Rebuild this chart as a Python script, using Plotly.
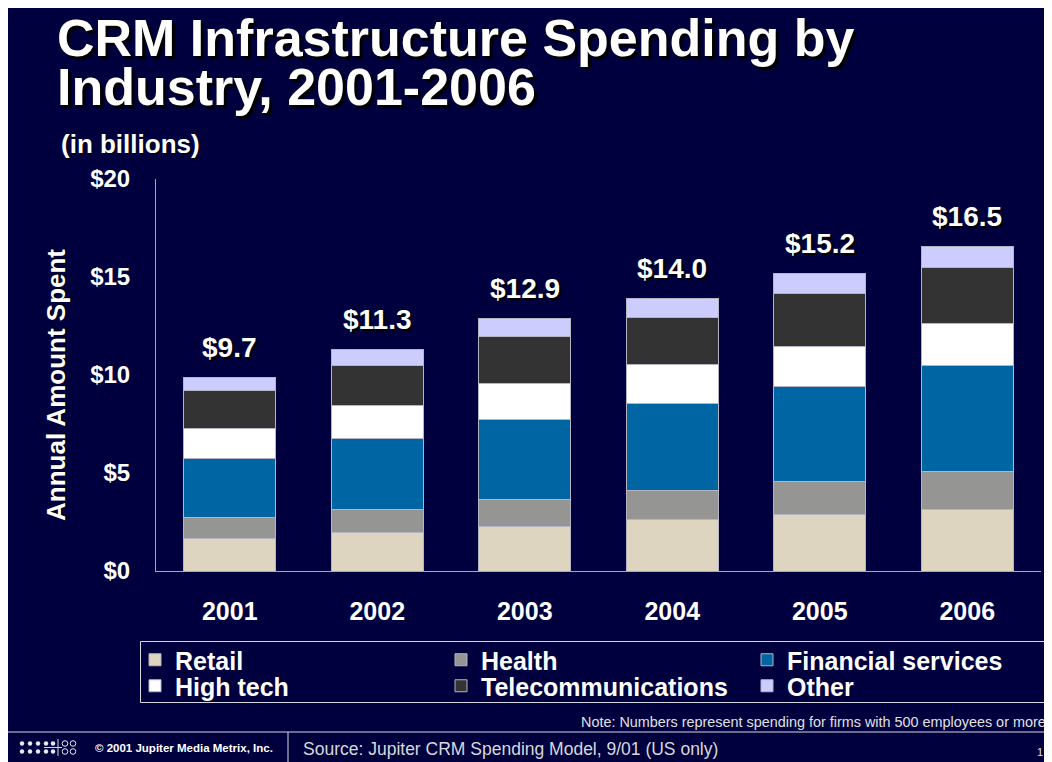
import plotly.graph_objects as go

# ---- data ----
years = ["2001", "2002", "2003", "2004", "2005", "2006"]
retail = [1.68, 1.98, 2.26, 2.63, 2.88, 3.14]
health = [1.03, 1.16, 1.40, 1.46, 1.68, 1.94]
financial = [3.05, 3.64, 4.09, 4.44, 4.85, 5.39]
high_tech = [1.51, 1.64, 1.83, 1.99, 2.06, 2.14]
telecom = [1.92, 2.05, 2.37, 2.43, 2.68, 2.87]
other = [0.67, 0.82, 0.93, 0.93, 1.04, 1.06]
total_labels = ["$9.7", "$11.3", "$12.9", "$14.0", "$15.2", "$16.5"]
y_tickvals = [0, 5, 10, 15, 20]
y_ticktext = ["$0", "$5", "$10", "$15", "$20"]

series = [
    ("Retail", retail, "#DDD5C0"),
    ("Health", health, "#959693"),
    ("Financial services", financial, "#0066A3"),
    ("High tech", high_tech, "#FFFFFF"),
    ("Telecommunications", telecom, "#333333"),
    ("Other", other, "#CCCCFF"),
]
legend_rows = ["legend", "legend", "legend", "legend2", "legend2", "legend2"]

# ---- geometry ----
W, H = 1052, 762
OFF = 8  # page body margin
L, R, T, B = 148, 19, 171, 199
PW, PH = W - L - R, H - T - B
NAVY = "#00003F"
FONT = "Liberation Sans"
LINE = "#D8D8E0"


def px(xs):
    return (xs - OFF - L) / PW


def py(ys):
    return (H - B - (ys - OFF)) / PH


fig = go.Figure()
for (name, vals, col), lg in zip(series, legend_rows):
    fig.add_trace(go.Bar(
        x=years, y=vals, name=name, legend=lg,
        marker=dict(color=col, line=dict(color="#B4B4C4", width=1)),
        hoverinfo="skip",
    ))

totals = [sum(v) for v in zip(*[s[1] for s in series])]
annotations = []
for i, (tot, lab) in enumerate(zip(totals, total_labels)):
    annotations.append(dict(
        x=i, y=tot, xref="x", yref="y", text="<b>%s</b>" % lab,
        showarrow=False, yshift=30, yanchor="middle",
        font=dict(family=FONT, size=28, color="white", shadow="2px 2px 1px #000000"),
    ))

title_font = dict(family=FONT, size=52, color="white", shadow="3px 3px 1px #000000")
annotations += [
    dict(x=px(55), y=py(38), xref="paper", yref="paper", xanchor="left", yanchor="middle",
         text="<b>CRM Infrastructure Spending by</b>", showarrow=False, font=title_font),
    dict(x=px(55), y=py(87), xref="paper", yref="paper", xanchor="left", yanchor="middle",
         text="<b>Industry, 2001-2006</b>", showarrow=False, font=title_font),
    dict(x=px(59), y=py(144), xref="paper", yref="paper", xanchor="left", yanchor="middle",
         text="<b>(in billions)</b>", showarrow=False,
         font=dict(family=FONT, size=26, color="white", shadow="1px 1px 1px #000000")),
    dict(x=px(56), y=py(385), xref="paper", yref="paper", xanchor="center", yanchor="middle",
         text="<b>Annual Amount Spent</b>", textangle=-90, showarrow=False,
         font=dict(family=FONT, size=26, color="white", shadow="1px 1px 1px #000000")),
    dict(x=px(1052), y=py(722), xref="paper", yref="paper", xanchor="right", yanchor="middle",
         text="Note: Numbers represent spending for firms with 500 employees or more.",
         showarrow=False, font=dict(family=FONT, size=14.4, color="#E0E0E0")),
    dict(x=px(93), y=py(748), xref="paper", yref="paper", xanchor="left", yanchor="middle",
         text="<b>© 2001 Jupiter Media Metrix, Inc.</b>", showarrow=False,
         font=dict(family=FONT, size=11.5, color="white")),
    dict(x=px(301), y=py(749), xref="paper", yref="paper", xanchor="left", yanchor="middle",
         text="Source: Jupiter CRM Spending Model, 9/01 (US only)", showarrow=False,
         font=dict(family=FONT, size=17.5, color="#D8D8D8")),
    dict(x=px(1040), y=py(752), xref="paper", yref="paper", xanchor="center", yanchor="middle",
         text="1", showarrow=False, font=dict(family=FONT, size=11, color="#E0E0E0")),
]

shapes = [
    # legend frame
    dict(type="rect", xref="paper", yref="paper", x0=px(140.5), x1=px(1075), y0=py(641.5), y1=py(702.5),
         line=dict(color=LINE, width=1), fillcolor="rgba(0,0,0,0)"),
    # footer lines
    dict(type="line", xref="paper", yref="paper", x0=px(0), x1=px(W + 10), y0=py(732), y1=py(732),
         line=dict(color=LINE, width=1)),
    dict(type="line", xref="paper", yref="paper", x0=px(288), x1=px(288), y0=py(732), y1=py(H + 10),
         line=dict(color=LINE, width=1)),
    dict(type="line", xref="paper", yref="paper", x0=px(58), x1=px(58), y0=py(739), y1=py(756),
         line=dict(color=LINE, width=1)),
    dict(type="line", xref="paper", yref="paper", x0=px(44), x1=px(62), y0=py(747.5), y1=py(747.5),
         line=dict(color=LINE, width=1)),
]
for cy in (743.5, 751.5):
    for cx in (22, 30, 38, 46, 53):
        shapes.append(dict(type="circle", xref="paper", yref="paper",
                           x0=px(cx - 2.2), x1=px(cx + 2.2), y0=py(cy - 2.2), y1=py(cy + 2.2),
                           fillcolor="#E8E8F0", line=dict(width=0)))
    for cx in (65, 73):
        shapes.append(dict(type="circle", xref="paper", yref="paper",
                           x0=px(cx - 2.8), x1=px(cx + 2.8), y0=py(cy - 2.8), y1=py(cy + 2.8),
                           fillcolor="rgba(0,0,0,0)", line=dict(color="#E8E8F0", width=1)))

legend_common = dict(
    orientation="h", xanchor="left", yanchor="middle",
    entrywidth=261, entrywidthmode="pixels", traceorder="normal",
    font=dict(family=FONT, size=25, color="white", weight="bold"),
    bgcolor="rgba(0,0,0,0)", borderwidth=0,
    itemclick=False, itemdoubleclick=False,
)

fig.update_layout(
    width=W, height=H,
    margin=dict(l=L, r=R, t=T, b=B, autoexpand=False),
    paper_bgcolor=NAVY, plot_bgcolor="rgba(0,0,0,0)",
    barmode="stack", bargap=0.376,
    font=dict(family=FONT, color="white"),
    showlegend=True,
    legend=dict(x=px(135), y=py(660), **legend_common),
    legend2=dict(x=px(135), y=py(686), **legend_common),
    xaxis=dict(
        type="category", categoryorder="array", categoryarray=years,
        range=[-0.5, len(years) - 0.5],
        showgrid=False, showline=True, linecolor="#A8A8B8", linewidth=1,
        ticks="", ticklabelstandoff=18,
        tickfont=dict(family=FONT, size=25, color="white", weight="bold"),
        fixedrange=True,
    ),
    yaxis=dict(
        range=[0, 20], tickvals=y_tickvals, ticktext=y_ticktext,
        showgrid=False, zeroline=False, showline=True, linecolor="#A8A8B8", linewidth=1,
        ticks="", ticklabelstandoff=20,
        tickfont=dict(family=FONT, size=24, color="white", weight="bold"),
        fixedrange=True,
    ),
    annotations=annotations,
    shapes=shapes,
)

fig.write_html("out.html")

◆ **EXERCISE DETAILS**
Leave out the pictures and retype every line above exactly.

◆ **WRITTEN ANSWER**
Rebuild this chart as a Python script, using Plotly.
import plotly.graph_objects as go

# ---- data ----
years = ["2001", "2002", "2003", "2004", "2005", "2006"]
retail = [1.68, 1.98, 2.26, 2.63, 2.88, 3.14]
health = [1.03, 1.16, 1.40, 1.46, 1.68, 1.94]
financial = [3.05, 3.64, 4.09, 4.44, 4.85, 5.39]
high_tech = [1.51, 1.64, 1.83, 1.99, 2.06, 2.14]
telecom = [1.92, 2.05, 2.37, 2.43, 2.68, 2.87]
other = [0.67, 0.82, 0.93, 0.93, 1.04, 1.06]
total_labels = ["$9.7", "$11.3", "$12.9", "$14.0", "$15.2", "$16.5"]
y_tickvals = [0, 5, 10, 15, 20]
y_ticktext = ["$0", "$5", "$10", "$15", "$20"]

series = [
    ("Retail", retail, "#DDD5C0"),
    ("Health", health, "#959693"),
    ("Financial services", financial, "#0066A3"),
    ("High tech", high_tech, "#FFFFFF"),
    ("Telecommunications", telecom, "#333333"),
    ("Other", other, "#CCCCFF"),
]
legend_rows = ["legend", "legend", "legend", "legend2", "legend2", "legend2"]

# ---- geometry ----
W, H = 1052, 762
OFF = 8  # page body margin
L, R, T, B = 148, 19, 171, 199
PW, PH = W - L - R, H - T - B
NAVY = "#00003F"
FONT = "Liberation Sans"
LINE = "#D8D8E0"


def px(xs):
    return (xs - OFF - L) / PW


def py(ys):
    return (H - B - (ys - OFF)) / PH


fig = go.Figure()
for (name, vals, col), lg in zip(series, legend_rows):
    fig.add_trace(go.Bar(
        x=years, y=vals, name=name, legend=lg,
        marker=dict(color=col, line=dict(color="#B4B4C4", width=1)),
        hoverinfo="skip",
    ))

totals = [sum(v) for v in zip(*[s[1] for s in series])]
annotations = []
for i, (tot, lab) in enumerate(zip(totals, total_labels)):
    annotations.append(dict(
        x=i, y=tot, xref="x", yref="y", text="<b>%s</b>" % lab,
        showarrow=False, yshift=30, yanchor="middle",
        font=dict(family=FONT, size=28, color="white", shadow="2px 2px 1px #000000"),
    ))

title_font = dict(family=FONT, size=52, color="white", shadow="3px 3px 1px #000000")
annotations += [
    dict(x=px(55), y=py(38), xref="paper", yref="paper", xanchor="left", yanchor="middle",
         text="<b>CRM Infrastructure Spending by</b>", showarrow=False, font=title_font),
    dict(x=px(55), y=py(87), xref="paper", yref="paper", xanchor="left", yanchor="middle",
         text="<b>Industry, 2001-2006</b>", showarrow=False, font=title_font),
    dict(x=px(59), y=py(144), xref="paper", yref="paper", xanchor="left", yanchor="middle",
         text="<b>(in billions)</b>", showarrow=False,
         font=dict(family=FONT, size=26, color="white", shadow="1px 1px 1px #000000")),
    dict(x=px(56), y=py(385), xref="paper", yref="paper", xanchor="center", yanchor="middle",
         text="<b>Annual Amount Spent</b>", textangle=-90, showarrow=False,
         font=dict(family=FONT, size=26, color="white", shadow="1px 1px 1px #000000")),
    dict(x=px(1052), y=py(722), xref="paper", yref="paper", xanchor="right", yanchor="middle",
         text="Note: Numbers represent spending for firms with 500 employees or more.",
         showarrow=False, font=dict(family=FONT, size=14.4, color="#E0E0E0")),
    dict(x=px(93), y=py(748), xref="paper", yref="paper", xanchor="left", yanchor="middle",
         text="<b>© 2001 Jupiter Media Metrix, Inc.</b>", showarrow=False,
         font=dict(family=FONT, size=11.5, color="white")),
    dict(x=px(301), y=py(749), xref="paper", yref="paper", xanchor="left", yanchor="middle",
         text="Source: Jupiter CRM Spending Model, 9/01 (US only)", showarrow=False,
         font=dict(family=FONT, size=17.5, color="#D8D8D8")),
    dict(x=px(1040), y=py(752), xref="paper", yref="paper", xanchor="center", yanchor="middle",
         text="1", showarrow=False, font=dict(family=FONT, size=11, color="#E0E0E0")),
]

shapes = [
    # legend frame
    dict(type="rect", xref="paper", yref="paper", x0=px(140.5), x1=px(1075), y0=py(641.5), y1=py(702.5),
         line=dict(color=LINE, width=1), fillcolor="rgba(0,0,0,0)"),
    # footer lines
    dict(type="line", xref="paper", yref="paper", x0=px(0), x1=px(W + 10), y0=py(732), y1=py(732),
         line=dict(color=LINE, width=1)),
    dict(type="line", xref="paper", yref="paper", x0=px(288), x1=px(288), y0=py(732), y1=py(H + 10),
         line=dict(color=LINE, width=1)),
    dict(type="line", xref="paper", yref="paper", x0=px(58), x1=px(58), y0=py(739), y1=py(756),
         line=dict(color=LINE, width=1)),
    dict(type="line", xref="paper", yref="paper", x0=px(44), x1=px(62), y0=py(747.5), y1=py(747.5),
         line=dict(color=LINE, width=1)),
]
for cy in (743.5, 751.5):
    for cx in (22, 30, 38, 46, 53):
        shapes.append(dict(type="circle", xref="paper", yref="paper",
                           x0=px(cx - 2.2), x1=px(cx + 2.2), y0=py(cy - 2.2), y1=py(cy + 2.2),
                           fillcolor="#E8E8F0", line=dict(width=0)))
    for cx in (65, 73):
        shapes.append(dict(type="circle", xref="paper", yref="paper",
                           x0=px(cx - 2.8), x1=px(cx + 2.8), y0=py(cy - 2.8), y1=py(cy + 2.8),
                           fillcolor="rgba(0,0,0,0)", line=dict(color="#E8E8F0", width=1)))

legend_common = dict(
    orientation="h", xanchor="left", yanchor="middle",
    entrywidth=261, entrywidthmode="pixels", traceorder="normal",
    font=dict(family=FONT, size=25, color="white", weight="bold"),
    bgcolor="rgba(0,0,0,0)", borderwidth=0,
    itemclick=False, itemdoubleclick=False,
)

fig.update_layout(
    width=W, height=H,
    margin=dict(l=L, r=R, t=T, b=B, autoexpand=False),
    paper_bgcolor=NAVY, plot_bgcolor="rgba(0,0,0,0)",
    barmode="stack", bargap=0.376,
    font=dict(family=FONT, color="white"),
    showlegend=True,
    legend=dict(x=px(135), y=py(660), **legend_common),
    legend2=dict(x=px(135), y=py(686), **legend_common),
    xaxis=dict(
        type="category", categoryorder="array", categoryarray=years,
        range=[-0.5, len(years) - 0.5],
        showgrid=False, showline=True, linecolor="#A8A8B8", linewidth=1,
        ticks="", ticklabelstandoff=18,
        tickfont=dict(family=FONT, size=25, color="white", weight="bold"),
        fixedrange=True,
    ),
    yaxis=dict(
        range=[0, 20], tickvals=y_tickvals, ticktext=y_ticktext,
        showgrid=False, zeroline=False, showline=True, linecolor="#A8A8B8", linewidth=1,
        ticks="", ticklabelstandoff=20,
        tickfont=dict(family=FONT, size=24, color="white", weight="bold"),
        fixedrange=True,
    ),
    annotations=annotations,
    shapes=shapes,
)

fig.write_html("out.html")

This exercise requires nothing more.